In this exercise, return the whole listing exactly, excluding any images.

-- Begin Data block --

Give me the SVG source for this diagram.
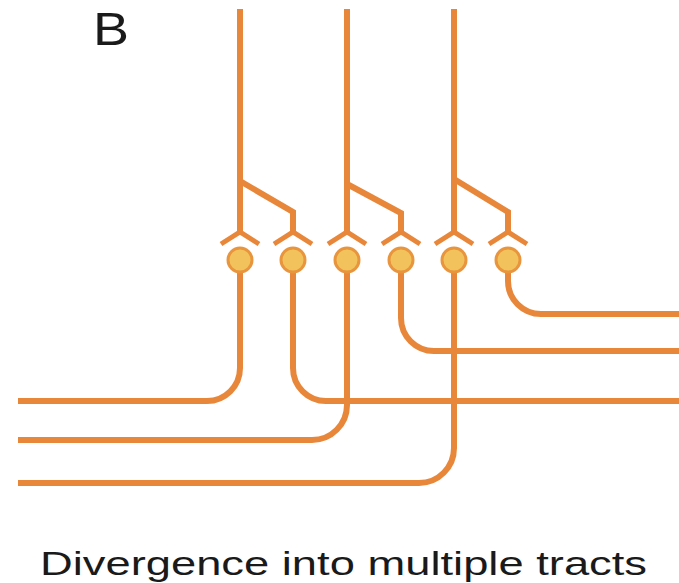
<svg xmlns="http://www.w3.org/2000/svg" width="679" height="583" viewBox="0 0 679 583">
<style>
.ax{fill:none;stroke:#E8873A;stroke-width:6;stroke-linecap:butt;stroke-linejoin:miter}
.arm{fill:none;stroke:#E8873A;stroke-width:5;stroke-linecap:butt;stroke-linejoin:miter}
.cell{fill:#F2C35C;stroke:#E8953E;stroke-width:3}
.lbl{font-family:"Liberation Sans",Arial,sans-serif;fill:#1a1a1a}
</style>
<defs>
<g id="neuron">
<path class="arm" d="M-19 13 L0 1 L19 13"/>
<circle class="cell" cx="0" cy="29" r="12"/>
</g>
</defs>
<rect width="679" height="583" fill="#fff"/>
<text class="lbl" x="93" y="45" font-size="46" textLength="36" lengthAdjust="spacingAndGlyphs">B</text>
<g id="connectors">
<path class="ax" d="M240 9 V232 M240 181 L293 212 V232"/>
<path class="ax" d="M347 9 V232 M347 184 L401 213 V232"/>
<path class="ax" d="M454 9 V232 M454 179 L508 212 V232"/>
<path class="ax" d="M240 273 V368 A33 33 0 0 1 207 401 H18"/>
<path class="ax" d="M293 273 V368 A33 33 0 0 0 326 401 H679"/>
<path class="ax" d="M347 273 V405 A35 35 0 0 1 312 440 H18"/>
<path class="ax" d="M401 273 V318 A33 33 0 0 0 434 351 H679"/>
<path class="ax" d="M454 273 V448 A35 35 0 0 1 419 483 H18"/>
<path class="ax" d="M508 273 V281 A33 33 0 0 0 541 314 H679"/>
</g>
<g id="n1"><use href="#neuron" x="240" y="231"/></g>
<g id="n2"><use href="#neuron" x="293" y="231"/></g>
<g id="n3"><use href="#neuron" x="347" y="231"/></g>
<g id="n4"><use href="#neuron" x="401" y="231"/></g>
<g id="n5"><use href="#neuron" x="454" y="231"/></g>
<g id="n6"><use href="#neuron" x="508" y="231"/></g>
<text class="lbl" x="40" y="575" font-size="33" textLength="607" lengthAdjust="spacingAndGlyphs">Divergence into multiple tracts</text>
</svg>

-- End Data block --

▸ Full response:
Give me the SVG source for this diagram.
<svg xmlns="http://www.w3.org/2000/svg" width="679" height="583" viewBox="0 0 679 583">
<style>
.ax{fill:none;stroke:#E8873A;stroke-width:6;stroke-linecap:butt;stroke-linejoin:miter}
.arm{fill:none;stroke:#E8873A;stroke-width:5;stroke-linecap:butt;stroke-linejoin:miter}
.cell{fill:#F2C35C;stroke:#E8953E;stroke-width:3}
.lbl{font-family:"Liberation Sans",Arial,sans-serif;fill:#1a1a1a}
</style>
<defs>
<g id="neuron">
<path class="arm" d="M-19 13 L0 1 L19 13"/>
<circle class="cell" cx="0" cy="29" r="12"/>
</g>
</defs>
<rect width="679" height="583" fill="#fff"/>
<text class="lbl" x="93" y="45" font-size="46" textLength="36" lengthAdjust="spacingAndGlyphs">B</text>
<g id="connectors">
<path class="ax" d="M240 9 V232 M240 181 L293 212 V232"/>
<path class="ax" d="M347 9 V232 M347 184 L401 213 V232"/>
<path class="ax" d="M454 9 V232 M454 179 L508 212 V232"/>
<path class="ax" d="M240 273 V368 A33 33 0 0 1 207 401 H18"/>
<path class="ax" d="M293 273 V368 A33 33 0 0 0 326 401 H679"/>
<path class="ax" d="M347 273 V405 A35 35 0 0 1 312 440 H18"/>
<path class="ax" d="M401 273 V318 A33 33 0 0 0 434 351 H679"/>
<path class="ax" d="M454 273 V448 A35 35 0 0 1 419 483 H18"/>
<path class="ax" d="M508 273 V281 A33 33 0 0 0 541 314 H679"/>
</g>
<g id="n1"><use href="#neuron" x="240" y="231"/></g>
<g id="n2"><use href="#neuron" x="293" y="231"/></g>
<g id="n3"><use href="#neuron" x="347" y="231"/></g>
<g id="n4"><use href="#neuron" x="401" y="231"/></g>
<g id="n5"><use href="#neuron" x="454" y="231"/></g>
<g id="n6"><use href="#neuron" x="508" y="231"/></g>
<text class="lbl" x="40" y="575" font-size="33" textLength="607" lengthAdjust="spacingAndGlyphs">Divergence into multiple tracts</text>
</svg>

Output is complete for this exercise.